We’ve all heard someone make the comment, “you have to give them a sibling!” at one time or another. This upsets me not only because you can raise a perfectly healthy only child (*ahem*), but also because the person receiving that comment might be dealing with infertility. Maybe they aren’t financially secure enough to support multiple kids. Besides, not all siblings have a close relationship. I can name a few off the top of my head that are on non-speaking terms. And sibling rivalry could be either helpful or harmful, so it seems silly to factor it into the decision.

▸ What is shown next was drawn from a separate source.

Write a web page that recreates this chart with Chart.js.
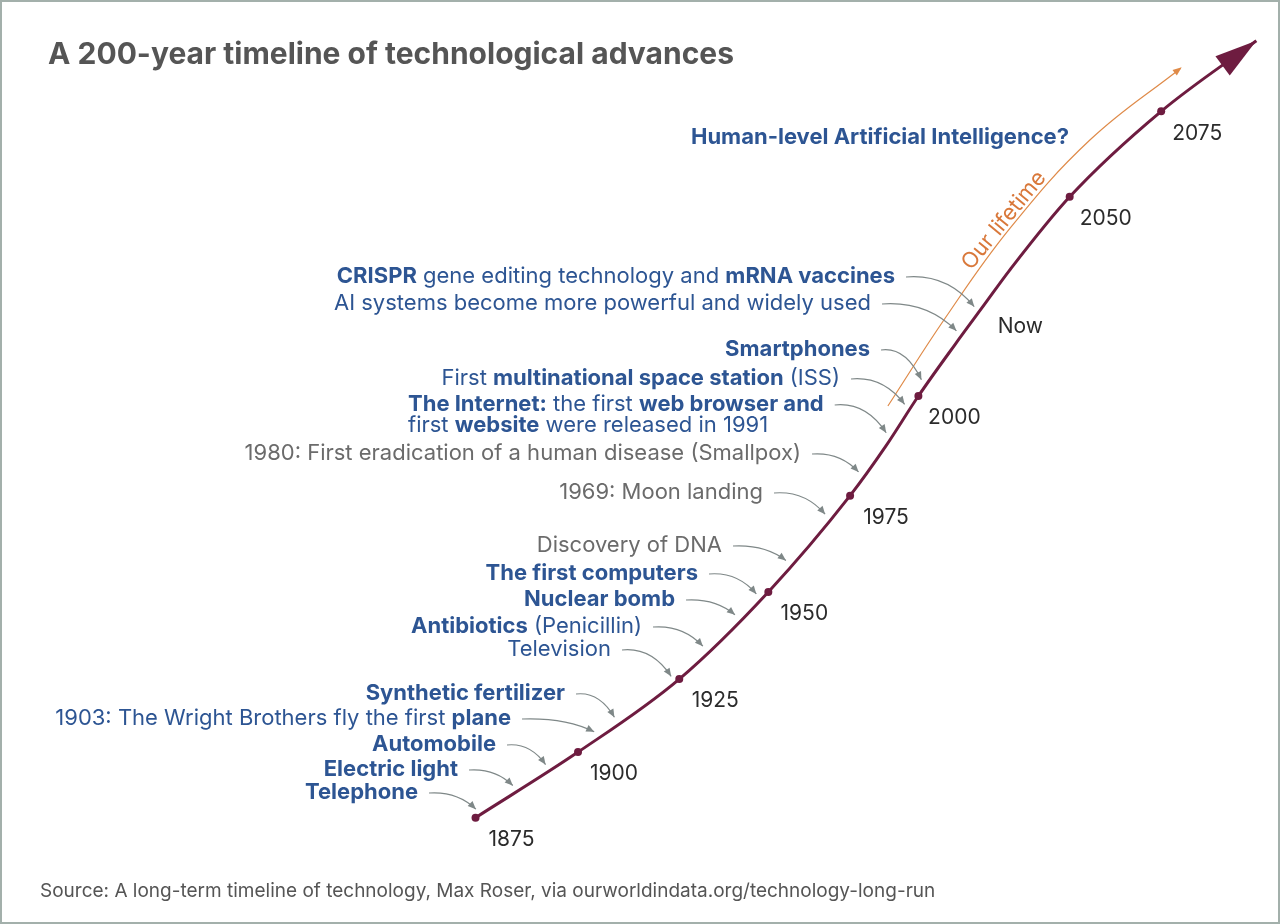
<!DOCTYPE html>
<html>
<head>
<meta charset="utf-8">
<title>A 200-year timeline of technological advances</title>
<script src="https://cdn.jsdelivr.net/npm/chart.js@4.4.0/dist/chart.umd.min.js"></script>
<style>
    html, body { margin: 0; padding: 0; background: #fff; }
    #wrap { width: 1280px; height: 924px; position: relative; }
</style>
</head>
<body>
<div id="wrap"><canvas id="techChart"></canvas></div>
<script>
// Main curve, in chart units (0-100 both ways). Labels mark the year dots.
const curveLabels = ['1875', '1900', '1925', '1950', '1975', '', '2000', '', 'Now', '', '2050', '2075', ''];
const curveMarked = [true, true, true, true, true, false, true, false, false, false, true, true, false];
const curveX = [35.7, 44.1, 52.4, 59.7, 66.4, 69.3, 72.0, 75.0, 77.4, 79.5, 84.4, 91.9, 99.7];
const curveY = [5.1, 13.0, 21.8, 32.3, 43.9, 49.8, 55.9, 62.1, 66.9, 71.1, 79.9, 90.2, 98.7];

// "Our lifetime" arrow
const lifetimeX = [69.5, 74.2, 79.5, 86.1, 93.5];
const lifetimeY = [54.7, 65.3, 76.1, 86.8, 95.4];

// Events (** marks bold) and where on the curve their arrows land
const events = [
    '**CRISPR** gene editing technology and **mRNA vaccines**',
    'AI systems become more powerful and widely used',
    '**Smartphones**',
    'First **multinational space station** (ISS)',
    '**The Internet:** the first **web browser and**\nfirst **website** were released in 1991',
    '1980: First eradication of a human disease (Smallpox)',
    '1969: Moon landing',
    'Discovery of DNA',
    '**The first computers**',
    '**Nuclear bomb**',
    '**Antibiotics** (Penicillin)',
    'Television',
    '**Synthetic fertilizer**',
    '1903: The Wright Brothers fly the first **plane**',
    '**Automobile**',
    '**Electric light**',
    '**Telephone**'
];
const eventYears = [2021, 2015, 2003, 1997, 1990, 1980, 1969, 1957, 1948, 1942, 1933, 1924, 1910, 1905, 1893, 1885, 1876];

// text placement of each event: anchor x, first line centre y, alignment, tone
const noteLayout = [
    [895, 276, 'right', 'blue'],
    [871, 303, 'right', 'blue'],
    [870, 349, 'right', 'blue'],
    [840, 378, 'right', 'blue'],
    [408, 404, 'left', 'blue'],
    [801, 453, 'right', 'grey'],
    [763, 492, 'right', 'grey'],
    [722, 545, 'right', 'grey'],
    [698, 573, 'right', 'blue'],
    [675, 599, 'right', 'blue'],
    [642, 626, 'right', 'blue'],
    [611, 649, 'right', 'blue'],
    [565, 693, 'right', 'blue'],
    [511, 718, 'right', 'blue'],
    [496, 744, 'right', 'blue'],
    [458, 769, 'right', 'blue'],
    [418, 792, 'right', 'blue']
];

const FONT = 'Inter, "Noto Sans", sans-serif';
const MAROON = '#6e1c40';
const BLUE = '#2d5593';
const GREY = '#6b6b6b';
const ORANGE = '#df8a48';

function drawRich(ctx, line, x, y, align, color, size) {
    const parts = line.split('**');
    let widths = [], total = 0;
    parts.forEach((p, i) => {
        ctx.font = (i % 2 ? '700 ' : '400 ') + size + 'px ' + FONT;
        const w = ctx.measureText(p).width;
        widths.push(w);
        total += w;
    });
    let left = align === 'right' ? x - total : align === 'center' ? x - total / 2 : x;
    let cx = left;
    ctx.fillStyle = color;
    ctx.textAlign = 'left';
    ctx.textBaseline = 'middle';
    parts.forEach((p, i) => {
        ctx.font = (i % 2 ? '700 ' : '400 ') + size + 'px ' + FONT;
        ctx.fillText(p, cx, y);
        cx += widths[i];
    });
    return { left: left, right: left + total };
}

function arrowHead(ctx, fromX, fromY, toX, toY, len, half, color) {
    const a = Math.atan2(toY - fromY, toX - fromX);
    ctx.save();
    ctx.fillStyle = color;
    ctx.beginPath();
    ctx.moveTo(toX, toY);
    ctx.lineTo(toX - len * Math.cos(a) + half * Math.sin(a), toY - len * Math.sin(a) - half * Math.cos(a));
    ctx.lineTo(toX - len * Math.cos(a) - half * Math.sin(a), toY - len * Math.sin(a) + half * Math.cos(a));
    ctx.closePath();
    ctx.fill();
    ctx.restore();
}

// find where a year sits on the drawn curve (walks the polyline between year dots)
function yearOnCurve(chart, year) {
    const pts = chart.getDatasetMeta(0).data;
    const idx = [];
    curveLabels.forEach((l, i) => { if (curveMarked[i]) idx.push(i); });
    let k = 0;
    while (k < idx.length - 2 && year > parseInt(curveLabels[idx[k + 1]])) k++;
    const y0 = parseInt(curveLabels[idx[k]]), y1 = parseInt(curveLabels[idx[k + 1]]);
    const t = (year - y0) / (y1 - y0);
    const seg = pts.slice(idx[k], idx[k + 1] + 1);
    let lens = [0];
    for (let i = 1; i < seg.length; i++) {
        lens.push(lens[i - 1] + Math.hypot(seg[i].x - seg[i - 1].x, seg[i].y - seg[i - 1].y));
    }
    const want = t * lens[lens.length - 1];
    let j = 1;
    while (j < seg.length - 1 && lens[j] < want) j++;
    const f = (want - lens[j - 1]) / (lens[j] - lens[j - 1]);
    const dx = seg[j].x - seg[j - 1].x, dy = seg[j].y - seg[j - 1].y;
    const d = Math.hypot(dx, dy);
    return { x: seg[j - 1].x + dx * f, y: seg[j - 1].y + dy * f, tx: dx / d, ty: dy / d };
}

const techOverlay = {
    id: 'techOverlay',
    beforeDraw(chart) {
        const ctx = chart.ctx;
        ctx.save();
        ctx.fillStyle = '#fff';
        ctx.fillRect(0, 0, chart.width, chart.height);
        ctx.restore();
    },
    afterDatasetsDraw(chart) {
        const ctx = chart.ctx;
        const main = chart.getDatasetMeta(0).data;
        const life = chart.getDatasetMeta(1).data;
        ctx.save();

        // big arrow at the end of the curve
        const n = main.length;
        arrowHead(ctx, main[n - 2].x, main[n - 2].y, main[n - 1].x, main[n - 1].y, 42, 12, MAROON);
        // small arrow on the lifetime line
        const m = life.length;
        arrowHead(ctx, life[m - 2].x, life[m - 2].y, life[m - 1].x + 1, life[m - 1].y - 1, 9, 3.5, ORANGE);

        // year labels
        ctx.font = '400 21px ' + FONT;
        ctx.fillStyle = '#2b2b2b';
        ctx.textAlign = 'center';
        ctx.textBaseline = 'middle';
        curveLabels.forEach((l, i) => {
            if (!l) return;
            ctx.fillText(l, main[i].x + 36, main[i].y + 22);
        });

        // "Our lifetime" label along the orange line
        const p0 = life[1], p1 = life[3], pm = life[2];
        const ang = Math.atan2(p1.y - p0.y, p1.x - p0.x);
        ctx.save();
        ctx.translate(pm.x - 6, pm.y - 8);
        ctx.rotate(ang);
        ctx.font = '400 22px ' + FONT;
        ctx.fillStyle = '#d9783a';
        ctx.textAlign = 'center';
        ctx.textBaseline = 'middle';
        ctx.fillText('Our lifetime', 0, 0);
        ctx.restore();

        // headline question, no arrow
        drawRich(ctx, '**Human-level Artificial Intelligence?**', 880, 137, 'center', BLUE, 22);

        // event notes with curved pointers
        events.forEach((txt, i) => {
            const [ax, ay, align, tone] = noteLayout[i];
            const lines = txt.split('\n');
            let first = null;
            lines.forEach((ln, li) => {
                const r = drawRich(ctx, ln, ax, ay + li * 21, align, tone === 'grey' ? GREY : BLUE, 22);
                if (li === 0) first = r;
            });
            const p = yearOnCurve(chart, eventYears[i]);
            const ex = p.x + p.ty * 7, ey = p.y - p.tx * 7;
            const sx = first.right + 11, sy = ay + 1;
            const cx = sx + 0.6 * (ex - sx), cy = sy - 0.12 * Math.abs(ey - sy);
            ctx.strokeStyle = '#7f8888';
            ctx.lineWidth = 1.2;
            ctx.beginPath();
            ctx.moveTo(sx, sy);
            ctx.quadraticCurveTo(cx, cy, ex, ey);
            ctx.stroke();
            arrowHead(ctx, cx, cy, ex, ey, 8, 3.5, '#7f8888');
        });

        // title and source
        ctx.font = '700 30px ' + FONT;
        ctx.fillStyle = '#555';
        ctx.textAlign = 'left';
        ctx.textBaseline = 'middle';
        ctx.fillText('A 200-year timeline of technological advances', 48, 55);
        ctx.font = '400 19px ' + FONT;
        ctx.fillStyle = '#555';
        ctx.fillText('Source: A long-term timeline of technology, Max Roser, via ourworldindata.org/technology-long-run', 40, 891);

        // frame
        ctx.strokeStyle = '#a3b0ab';
        ctx.lineWidth = 2;
        ctx.strokeRect(1, 1, chart.width - 2, chart.height - 2);
        ctx.restore();
    }
};

const ctx = document.getElementById('techChart').getContext('2d');
new Chart(ctx, {
    type: 'scatter',
    data: {
        datasets: [{
            label: 'Technology',
            data: curveX.map((x, i) => ({ x: x, y: curveY[i] })),
            showLine: true,
            borderColor: MAROON,
            borderWidth: 3,
            cubicInterpolationMode: 'monotone',
            pointRadius: c => curveMarked[c.dataIndex] ? 4 : 0,
            pointBackgroundColor: MAROON,
            pointBorderWidth: 0,
            clip: false
        }, {
            label: 'Our lifetime',
            data: lifetimeX.map((x, i) => ({ x: x, y: lifetimeY[i] })),
            showLine: true,
            borderColor: ORANGE,
            borderWidth: 1.2,
            tension: 0.4,
            pointRadius: 0,
            clip: false
        }]
    },
    options: {
        responsive: true,
        maintainAspectRatio: false,
        animation: false,
        events: [],
        layout: { padding: { left: 40, right: 20, top: 30, bottom: 64 } },
        scales: {
            x: { type: 'linear', min: 0, max: 100, display: false },
            y: { type: 'linear', min: 0, max: 100, display: false }
        },
        plugins: {
            legend: { display: false },
            tooltip: { enabled: false }
        }
    },
    plugins: [techOverlay]
});
</script>
</body>
</html>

Any child – siblings or not – could end up a spoiled brat. There are many factors that go into one’s personality. I’ve thought of a few things that might help your only child create life-long, sibling-like bonds with others. Not all of these are necessary or right for everyone; but the more you can check off the list, the more likely your child will socially flourish.
I tend to get offended at the saying “blood is thicker than water”, because I truly believe that your friends can be as close (maybe closer) as family. However, there are phases of life when friendships drift apart, and it’s easier to keep in touch with family if you get together for holidays, etc. For this reason, cousins often play a great faux-sibling role. Unfortunately, my cousins were far apart in age on one side, and geographically on the other. But I have a fellow sibling-less friend who is so close to her cousin that we refer to her cousin’s kids as her nieces. Ideally your only child will have cousins that they can play with often.
I don’t know how I lucked out; but most of the kids in my neighborhood were all born in 1984. We shared backyards and never wanted to come inside until dark. I would have felt so isolated if I didn’t have siblings and lived on multiple acres out in the country.
If weighing the pros and cons of an in-home childcare provider vs. a daycare, I can personally vouch for daycare! Sure, there were times when I didn’t want to go; but by the end of my time in daycare, those kids were my best friends. We went on all kinds of neighborhood adventures together, and even created superhero aliases. I spent most of the school day thinking how excited I was to get back to writing our stories together!
I know choice of schools is highly personal. However, I’m so grateful for the diversity of people I was able to meet by attending public schools from Kindergarten through my undergraduate studies. It’s especially easy to get stuck in a bubble as an only child, because you’ve not experienced new ways of doing or thinking about things.
Admittedly: I’ve never been athletically inclined. However, organized sports are a great model of how to build routine and work as a team. My biggest social activity was Girl Scouts. I loved our outings and meetings so much. Whether it’s sports, scouts, music, dance, or countless other activities — get your only child involved!
Empathy by Example
The best way you can show your child how to be kind to others is to demonstrate this trait in your daily life. My parents were always there for their friends and siblings via phone, or welcoming them into our home at any time! They always implored me to call my friends back ASAP – what if they really needed someone to talk to? I’ve always been drawn to fellow “sensitive souls”, and my parent always encouraged them to come on over.
Whether you have one child by choice, or not, I assure you that they can certainly be a well-adjusted individual. Parents of multiples have to make sure they treat each child fairly. As a parent of one, your job is to make sure they are not isolated or lonely. It’s becoming more common, so hopefully the stereotypes will start to dissipate!
Did you grow up as an only child? Do you think it affected your personality?